TYPES OF WOOD BUILDING FRAMING SYSTEMS BASIC AND TUTORIALS

BUILDING FRAME SYSTEM THAT USES WOOD BASIC INFORMATION
What Are The Different Building Framing System Using Wood?


There are various types of framing systems that can be used in wood buildings. The most common type of wood-frame construction uses a system of horizontal diaphragms and vertical shearwalls to resist lateral forces, and specifically with the design of this basic type of building.

At one time building codes classified a shearwall building as a box system, which was a good physical description of the way in which the structure resists lateral forces. However, building codes have dropped this terminology, and most wood-frame shearwall buildings are now classified as bearing wall systems.

It is felt that the designer should first have a firm understanding of the behavior of basic shearwall buildings and the design procedures that are applied to them. With a background of this nature, the designer can acquire from currently available sources the design techniques for other systems.

The basic bearing wall system can be constructed entirely from wood components. See Fig. 1.1. Here the roof, floors, and walls use wood framing.

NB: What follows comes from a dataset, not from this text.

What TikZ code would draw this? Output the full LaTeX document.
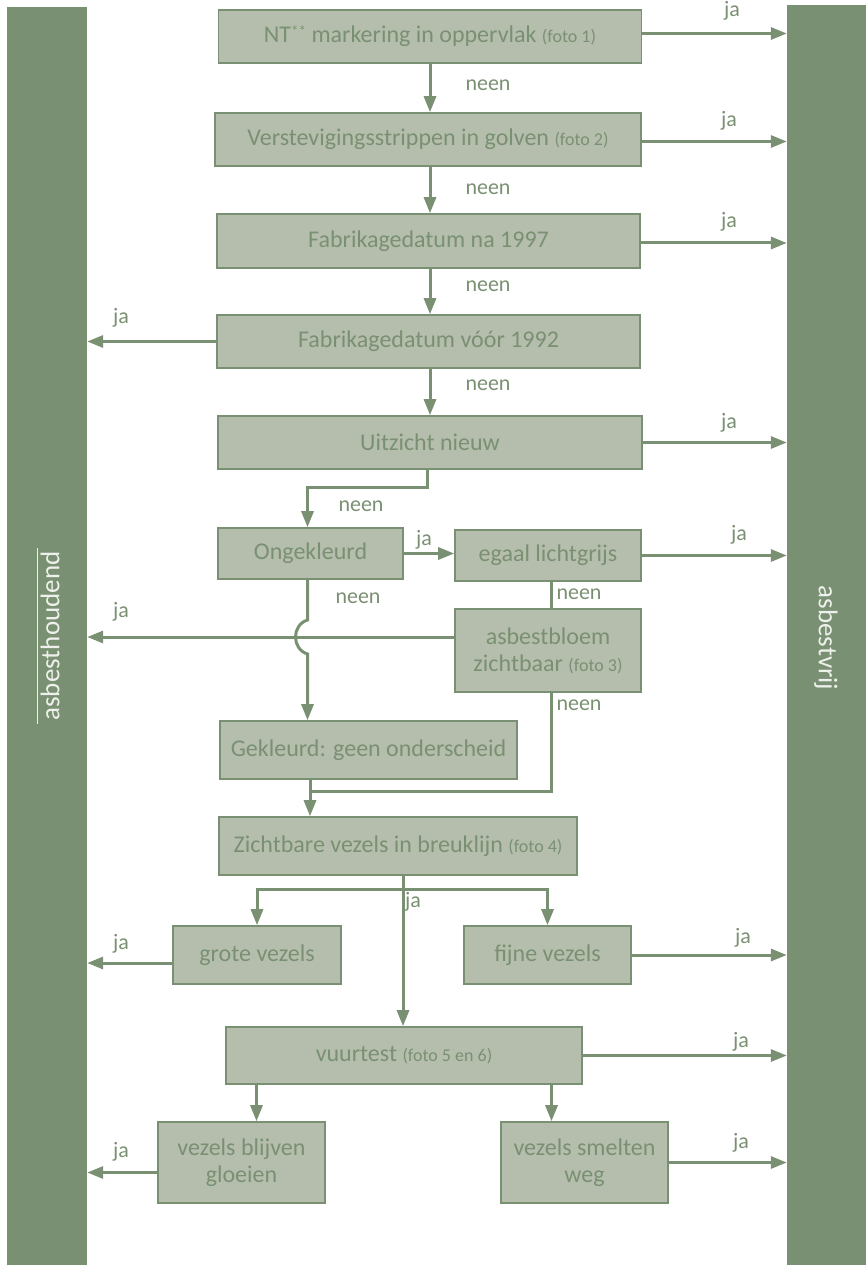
\documentclass[tikz,border=0pt]{standalone}
\usepackage{fontspec}
\setmainfont{Carlito}
\usetikzlibrary{arrows.meta}
\definecolor{groen}{HTML}{7A9072}
\definecolor{vulling}{HTML}{B5BEAD}
\definecolor{bartekst}{HTML}{EEF1EB}
\newcommand{\foto}[1]{{\fontsize{18}{27}\selectfont(foto~#1)}}

\begin{document}
\begin{tikzpicture}
  [x=1pt, y=-1pt, font=\fontsize{24}{27}\selectfont,
   box/.style={draw=groen, fill=vulling, line width=1.6pt, text=groen, inner sep=0pt, align=center},
   bar/.style={fill=groen, inner sep=0pt},
   bartxt/.style={text=bartekst, font=\fontsize{27}{30}\selectfont, inner sep=3pt},
   pijl/.style={draw=groen, line width=3pt, -{Triangle[length=16pt,width=12pt]}},
   lijn/.style={draw=groen, line width=3pt},
   keuze/.style={text=groen, inner sep=0pt, font=\fontsize{22}{26}\selectfont}]
	\useasboundingbox (0,0) rectangle (866,1265);

	% zijbalken
	\node [bar, name=houdend, minimum width=80pt, minimum height=1258pt] at (47,636) {};
	\node [bartxt, name=houdendtxt, rotate=90] at (50,636) {asbesthoudend};
	\draw [bartekst, line width=0.6pt] (houdendtxt.north west) -- (houdendtxt.north east);
	\node [bar, name=vrij, minimum width=79pt, minimum height=1260pt] at (826.5,635) {};
	\node [bartxt, name=vrijtxt, rotate=-90] at (826,638) {asbestvrij};

	% vragen
	\node [box, name=nt, minimum width=423pt, minimum height=53pt] at (430,36.5) {NT\raisebox{6pt}{\fontsize{15}{15}\selectfont**} markering in oppervlak \foto{1}};
	\node [box, name=verst, minimum width=426pt, minimum height=53pt] at (428,139.5) {Verstevigingsstrippen in golven \foto{2}};
	\node [box, name=na, minimum width=423pt, minimum height=54pt] at (428.5,241) {Fabrikagedatum na 1997};
	\node [box, name=voor, minimum width=423pt, minimum height=53pt] at (428.5,341.5) {Fabrikagedatum vóór 1992};
	\node [box, name=uitzicht, minimum width=424pt, minimum height=53pt] at (430,442.5) {Uitzicht nieuw};
	\node [box, name=ongekl, minimum width=185pt, minimum height=51pt] at (310.5,553.5) {Ongekleurd};
	\node [box, name=egaal, minimum width=186pt, minimum height=51pt] at (548,555.5) {egaal lichtgrijs};
	\node [box, name=bloem, minimum width=186pt, minimum height=83pt] at (548,650.5) {asbestbloem\\zichtbaar \foto{3}};
	\node [box, name=gekl, minimum width=297pt, minimum height=58pt] at (368.5,750) {Gekleurd: geen onderscheid};
	\node [box, name=zicht, minimum width=358pt, minimum height=58pt] at (398,846) {Zichtbare vezels in breuklijn \foto{4}};
	\node [box, name=grof, minimum width=168pt, minimum height=58pt] at (257,955) {grote vezels};
	\node [box, name=fijn, minimum width=167pt, minimum height=58pt] at (547.5,955) {fijne vezels};
	\node [box, name=vuur, minimum width=356pt, minimum height=57pt] at (404,1055.5) {vuurtest \foto{5 en 6}};
	\node [box, name=gloei, minimum width=167pt, minimum height=81pt] at (241.5,1162.5) {vezels blijven\\gloeien};
	\node [box, name=smelt, minimum width=167pt, minimum height=81pt] at (584.5,1162.5) {vezels smelten\\weg};

	\coordinate (kruis) at (0,637);
	\coordinate (samen) at (310,791);
	\coordinate (splits) at (403,889);

	% ja naar rechts
	\path [pijl] ([yshift=3pt]nt.east) -- ([yshift=3pt]nt.east -| vrij.west);
	\path [pijl] ([yshift=-2pt]verst.east) -- ([yshift=-2pt]verst.east -| vrij.west);
	\path [pijl] ([yshift=-2pt]na.east) -- ([yshift=-2pt]na.east -| vrij.west);
	\path [pijl] (uitzicht.east) -- (uitzicht.east -| vrij.west);
	\path [pijl] (egaal.east) -- (egaal.east -| vrij.west);
	\path [pijl] (fijn.east) -- (fijn.east -| vrij.west);
	\path [pijl] (vuur.east) -- (vuur.east -| vrij.west);
	\path [pijl] (smelt.east) -- (smelt.east -| vrij.west);

	% ja naar links
	\path [pijl] (voor.west) -- (voor.west -| houdend.east);
	\path [pijl] (bloem.west |- kruis) -- (kruis -| houdend.east);
	\path [pijl] ([yshift=-8pt]grof.west) -- ([yshift=-8pt]grof.west -| houdend.east);
	\path [pijl] ([yshift=-10pt]gloei.west) -- ([yshift=-10pt]gloei.west -| houdend.east);

	% neen naar beneden
	\path [pijl] (nt.south) -- (nt.south |- verst.north);
	\path [pijl] (verst.south -| nt.south) -- (nt.south |- na.north);
	\path [pijl] (na.south -| nt.south) -- (nt.south |- voor.north);
	\path [pijl] (voor.south -| nt.south) -- (nt.south |- uitzicht.north);
	\path [pijl] ([xshift=-3pt]uitzicht.south) -- ++(0,18) -| ([xshift=-3pt]ongekl.north);
	\path [pijl] (ongekl.east) -- (ongekl.east -| egaal.west);
	\path [lijn] ([xshift=3pt]egaal.south) -- ([xshift=3pt]bloem.north);
	\path [pijl] ([xshift=-3pt]ongekl.south) -- ([xshift=-3pt,yshift=17pt]ongekl.south |- kruis)
		.. controls +(-16,5) and +(-16,-5) .. ([xshift=-3pt,yshift=-17pt]ongekl.south |- kruis)
		-- ([xshift=-3pt]ongekl.south |- gekl.north);
	\path [lijn] ([xshift=3pt]bloem.south) |- (samen);
	\path [pijl] (samen |- gekl.south) -- (samen |- zicht.north);

	% vezels
	\path [pijl] (splits |- zicht.south) -- (splits |- vuur.north);
	\path [pijl] (splits) -| (grof.north);
	\path [pijl] (splits) -| (fijn.north);
	\path [pijl] ([xshift=15pt]gloei.north |- vuur.south) -- ([xshift=15pt]gloei.north);
	\path [pijl] ([xshift=-33pt]smelt.north |- vuur.south) -- ([xshift=-33pt]smelt.north);

	% labels
	\node [keuze, name=ja1] at (732,11) {ja};
	\node [keuze, name=ja2] at (729,121) {ja};
	\node [keuze, name=ja3] at (729,222) {ja};
	\node [keuze, name=ja4] at (121,318) {ja};
	\node [keuze, name=ja5] at (729,423) {ja};
	\node [keuze, name=ja6] at (424,540) {ja};
	\node [keuze, name=ja7] at (739,535) {ja};
	\node [keuze, name=ja8] at (121,612) {ja};
	\node [keuze, name=ja9] at (413,902) {ja};
	\node [keuze, name=ja10] at (121,944) {ja};
	\node [keuze, name=ja11] at (743,938) {ja};
	\node [keuze, name=ja12] at (741,1042) {ja};
	\node [keuze, name=ja13] at (121,1152) {ja};
	\node [keuze, name=ja14] at (741,1143) {ja};
	\node [keuze, name=neen1] at (488,85) {neen};
	\node [keuze, name=neen2] at (488,189) {neen};
	\node [keuze, name=neen3] at (488,286) {neen};
	\node [keuze, name=neen4] at (488,385) {neen};
	\node [keuze, name=neen5] at (361,506) {neen};
	\node [keuze, name=neen6] at (358,598) {neen};
	\node [keuze, name=neen7] at (579,594) {neen};
	\node [keuze, name=neen8] at (579,705) {neen};
\end{tikzpicture}
\end{document}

In addition to buildings that use only wood components, other common types of construction make use of wood components in combination with some other type or types of structural material. Perhaps the most common mix of structural materials is in buildings that use wood roof and floor systems and concrete tiltup or masonry (concrete block or brick) shearwalls.

See Fig. 1.2. This type of construction is common, especially in one-story commercial and industrial buildings. This construction is economical for small buildings, but its economy improves as the size of the building increases.


Trained crews can erect large areas of panelized roof systems in short periods of time. See Fig. 1.3.


Design procedures for the wood components used in buildings with concrete or masonry walls are also illustrated throughout this book. The connections between wood and concrete or masonry elements are particularly important and are treated in considerable detail.

Wind and seismic (earthquake) are the two lateral forces that are normally taken into account in the design of a building. In recent years, design for lateral forces has become a significant portion of the design effort.

The reason for this is an increased awareness of the effects of lateral forces. In addition, the building codes have substantially revised the design requirements for both wind and seismic forces. These changes are the result of extensive research in wind engineering and earthquake-resistant design.